- The chapter on education is being released as a prelude to the full report later this year, and is being released without charge to the public domain.
- The launch comes the day after HSS hosted its biggest-ever Annual Conference in Edinburgh, with over 160 delegates.
In 2014, Humanist Society Scotland commissioned three academics at the University of Glasgow to undertake an audit of the place of religion in Scots law. With a rapidly-changing legal situation regarding many aspects of Scottish life, there was a need to have an authoritative guide to the ways in which religious ideas, rules and influences were to be felt in the legal frameworks governing the lives of everyday people. The result is a compendium of where religious and church influences are to be felt in areas such as Education and Marriage, in the special status of the Church of Scotland, formerly the nation’s “Established church”, and in areas such as equality and employment law. The Report to be published later this year will provide a comprehensive guide to the ecclesiastical and religious dimensions of Scots law.
The aim has been to create a public resource to better inform debate and understanding of the way in which Scots are affected by religion through the law. It is offered free to download.

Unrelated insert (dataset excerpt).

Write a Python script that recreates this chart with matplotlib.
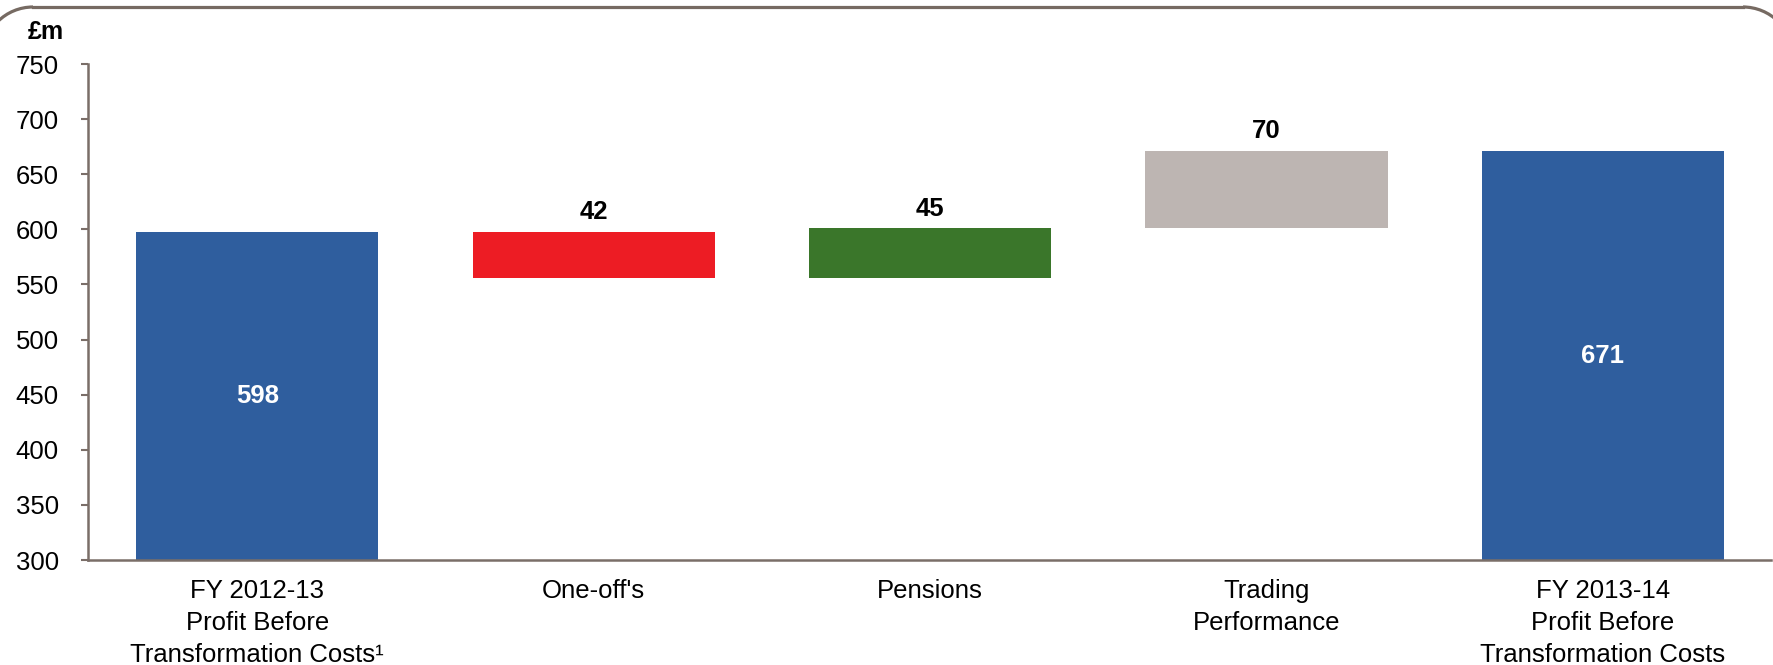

In a prelude to the launch of the full Report, the Chapter on Education is previewed here. Looking at everything from the management of schools to the appointment of school chaplains, this provides an outline of the legal principles embedded in Scots law on education, the legislative sources of the law, and how it stands now in 2015.
Speaking about the release of the chapter, HSS Chief Executive Gordon MacRae said:
“This landmark report offers the first comprehensive review of the legal framework for religion in Scotland. This chapter comes a few weeks after the latest Scottish Household Survey found that
47%, nearly 1 in 2 people, in Scotland identify with no religion. Despite the Churches maintain a special status well in excess of their day to day role in people’s lives. By presenting the cold hard facts we hope to generate a debate of how we create a modern society that reflects the diversity of beliefs in 21st Century Scotland.”
“Today’s chapter looks at the role of religion in schools and highlights that it is: 143 years since Protestant schools became state run non-denominational schools, 97 years since Catholic schools became state run denominational schools, 69 years since religious observance in non-denominational schools became law, and only 42 years since the law required local authorities eduction committee to include unelected seats for Church leaders on their Education Committee.”
Professor Callum Brown of University of Glasgow who led the academic research team said:
“The place of religion in Scots law has not been systematically analysed for nearly a hundred years. The Project we have undertaken has explored comprehensively the ways in which religious ideas and church influences are to be found in education, marriage, leisure and in employment and equality legislation, and a lot else besides. This is an exciting resource which should help to inform debate about religion at a time of rapid constitutional change.”
Humanist Society Scotland seeks to represent the views of people in Scotland who wish to lead ethical and fulfilling lives guided by reason, empathy and compassion. We provide a range of non-religious ceremonies and campaign for a secular state. HSS has over 14,000 members across Scotland.